Monday, Apr. 04, 1938
Gable's Gold Coast
According to Governor Martin of Oregon, the southwestern corner of that State "has greater potential values than any other undeveloped section of the U. S." Crammed with 4,000-foot mountain chains, this wilderness has only three connections with civilization--a highway up the coast and 50 miles inland a parallel highway and Southern Pacific R. R. line. Between are said to lie rich deposits of chrome, copper, gold, iron, coal, limestone and platinum beneath an evergreen blanket of several billion feet of virgin timber. To exploit this domain has been a local dream for 50 years but only in the last three has exploitation actually begun, and that almost solely through the efforts of a onetime hunter of dinosaur eggs named Gilbert Elledy Gable. Since 1935 Gilbert Gable has wrought such changes in southwestern Oregon that the region has been called his "empire." Last week Emperor Gable was dethroned by the Interstate Commerce Commission.
Gilbert Gable is short, jovial and 51. Born in Pennsylvania, he never went to college, served for nine years before the War as publicity counsel for Bell Telephone Co. During the War he headed Liberty Loan drives. After it, he became an explorer, discovered dinosaur tracks in Arizona and a primitive Indian village. ''Lost Mesa," was made a chief of the Navaho tribe with a certificate written in human blood to prove it. Six years ago he took as his second wife Paulina Stearns, daughter of a wealthy Ludington, Mich, lumber family. In 1933 he went to southwestern Oregon for the first time.
Two years later, to the amazement of its 300 inhabitants, Gilbert Gable appeared at Port Orford, Ore., formed six companies to promote it as the only natural deep-water harbor on the rugged coast between Puget Sound and the Golden Gate. Fifty-four years before, Congress had appropriated $150,000 to develop Port Orford as a harbor of refuge, but nothing was done. Gilbert Gable proceeded to spend $750,000 doing it, most of the money going for a huge breakwater dock, an administration building, a new lumber mill.
On Labor Day, 1935, Promoter Gable gathered all of Oregon's bigwigs for the dedication. Dressed in dark silk shirt, riding breeches and boots, Emperor Gable was master of ceremonies, read a speech in which the instruction "chuckle" was written at appropriate spots. Said he: "I find myself shrinking into microscopic tininess beside the influence and the commerce we here set in motion." Next day an examiner of the Interstate Commerce Commission heard the application of Gilbert Gable's Gold Coast Railroad for a permit to build a 90-mile spur across the mountains into Port Orford from Leland on the Southern Pacific line 50 miles inland. Soon the Gold Coast R. R., life line of Gilbert Gable's empire since it would be the means of getting ore and timber to the sea or back East by rail, was granted an ICC certificate of convenience and necessity.
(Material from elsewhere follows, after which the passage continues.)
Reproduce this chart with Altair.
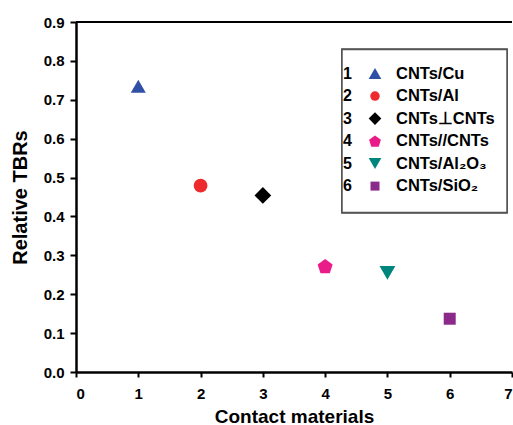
import altair as alt
import pandas as pd

# ---- data ----
numbers = [1, 2, 3, 4, 5, 6]
labels = ["CNTs/Cu", "CNTs/Al", "CNTs\u22a5CNTs", "CNTs//CNTs",
          "CNTs/Al\u2082O\u2083", "\u2002CNTs/SiO\u2082"]
relative_tbr = [0.735, 0.479, 0.454, 0.272, 0.255, 0.137]

# ---- styles ----
PENTAGON = "M0,-0.905L0.951,-0.214L0.588,0.905L-0.588,0.905L-0.951,-0.214Z"
shapes = ["triangle-up", "circle", "diamond", PENTAGON, "triangle-down", "square"]
colors = ["#3050A6", "#EE2A2C", "#000000", "#EA1C8A", "#00857D", "#8C2A8C"]
sizes_main = [225, 190, 280, 249, 250, 144]
sizes_leg = [160, 90, 160, 155, 160, 81]

FONT = "Liberation Sans"
W, H = 436, 350

df = pd.DataFrame({
    "num": numbers, "label": labels, "tbr": relative_tbr,
    "shape": shapes, "color": colors,
    "size_main": sizes_main, "size_leg": sizes_leg,
})

base = alt.Chart(df)

points = base.mark_point(filled=True, opacity=1, strokeWidth=0).encode(
    x=alt.X("num:Q", title="Contact materials",
            scale=alt.Scale(domain=[0, 7], nice=False),
            axis=alt.Axis(values=[0, 1, 2, 3, 4, 5, 6, 7], format="d",
                          tickSize=5, labelPadding=9, titlePadding=6,
                          titleFontSize=19)),
    y=alt.Y("tbr:Q", title="Relative TBRs",
            scale=alt.Scale(domain=[0, 0.9], nice=False),
            axis=alt.Axis(values=[0.0, 0.1, 0.2, 0.3, 0.4, 0.5, 0.6, 0.7, 0.8, 0.9],
                          format=".1f", tickSize=6, labelPadding=6, titlePadding=13,
                          titleFontSize=20)),
    shape=alt.Shape("shape:N", scale=None),
    color=alt.Color("color:N", scale=None),
    size=alt.Size("size_main:Q", scale=None),
)

top_border = alt.Chart(df).mark_rule(color="black", strokeWidth=2).encode(
    x=alt.value(0), x2=alt.value(W), y=alt.value(0)
)

leg_y = alt.Y("num:Q", scale=alt.Scale(domain=[1, 6], range=[51.6, 164.1]), axis=None)

leg_box = alt.Chart(df).mark_rect(fill="white", stroke="#555555", strokeWidth=1.5).encode(
    x=alt.value(266), x2=alt.value(431), y=alt.value(27.5), y2=alt.value(190.5)
)

leg_nums = base.mark_text(align="left", baseline="middle", font=FONT,
                          fontSize=16, fontWeight="bold", color="black").encode(
    x=alt.value(267), y=leg_y, text=alt.Text("num:N")
)

leg_syms = base.mark_point(filled=True, opacity=1, strokeWidth=0).encode(
    x=alt.value(299), y=leg_y,
    shape=alt.Shape("shape:N", scale=None),
    color=alt.Color("color:N", scale=None),
    size=alt.Size("size_leg:Q", scale=None),
)

leg_labels = base.mark_text(align="left", baseline="middle", font=FONT,
                            fontSize=16.5, fontWeight="bold", color="black").encode(
    x=alt.value(320), y=leg_y, text=alt.Text("label:N")
)

chart = alt.layer(
    points, top_border, leg_box, leg_nums, leg_syms, leg_labels
).resolve_scale(
    y="independent"
).properties(
    width=W, height=H,
    autosize=alt.AutoSizeParams(type="none"),
    padding={"left": 76, "top": 22, "right": 1, "bottom": 53},
).configure_view(
    stroke=None
).configure_axis(
    grid=False,
    domainColor="black", domainWidth=2.5,
    tickColor="black", tickWidth=2,
    labelFont=FONT, labelFontSize=15, labelFontWeight="bold", labelColor="black",
    titleFont=FONT, titleFontSize=18, titleFontWeight="bold", titleColor="black",
    labelOverlap=False,
)

chart.save("out.html", embed_options={"renderer": "svg", "actions": False})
Three months after its dedication Gilbert Gable's dock collapsed in a storm. Since then a temporary pier has been built, Port Orford has grown to 1,000 in population and Gilbert Gable has become mayor. But no construction of the railroad has been started. Tired of waiting, local tycoons got behind a rival scheme. Five months ago, before an ICC examiner, this new group declared that it had funds to build a $7,000,000 line from Grants Pass, 15 miles south of Leland on the Southern Pacific, across the coastal range to Crescent City, 97 miles south of Port Orford on the California coast just below the Oregon line,* asked for a certificate of convenience and necessity. Against an imposing array of witnesses for the rival line, Gilbert Gable stood alone in the hearing, quietly declared that his backers had enough money to finance the Gold Coast R. R.. but that they preferred to wait until Port Orford's harbor was further completed, that Crescent City would require $4,500,000 worth of dredging to be usable. Civic groups such as the Portland Chamber of Commerce indicated that they did not care which line won so long as a railroad was built to the coast through southwest Oregon.
Neither side would tell the examiner who its backers were. Last week it looked as though the unknown backers, if any, would have to invest their money elsewhere. For the ICC examiner not only recommended that Gilbert Gable's certificate of convenience & necessity be withdrawn but also that one be refused to the Crescent City group. Said he: "Recent army reports show that the prospect of future growing importance of the ports of Port Orford and Crescent City definitely may be discarded as a factor of consequence in this proceeding."
*A Grants Pass-Crescent City line was started 25 years ago, abandoned after 18 miles of line were built.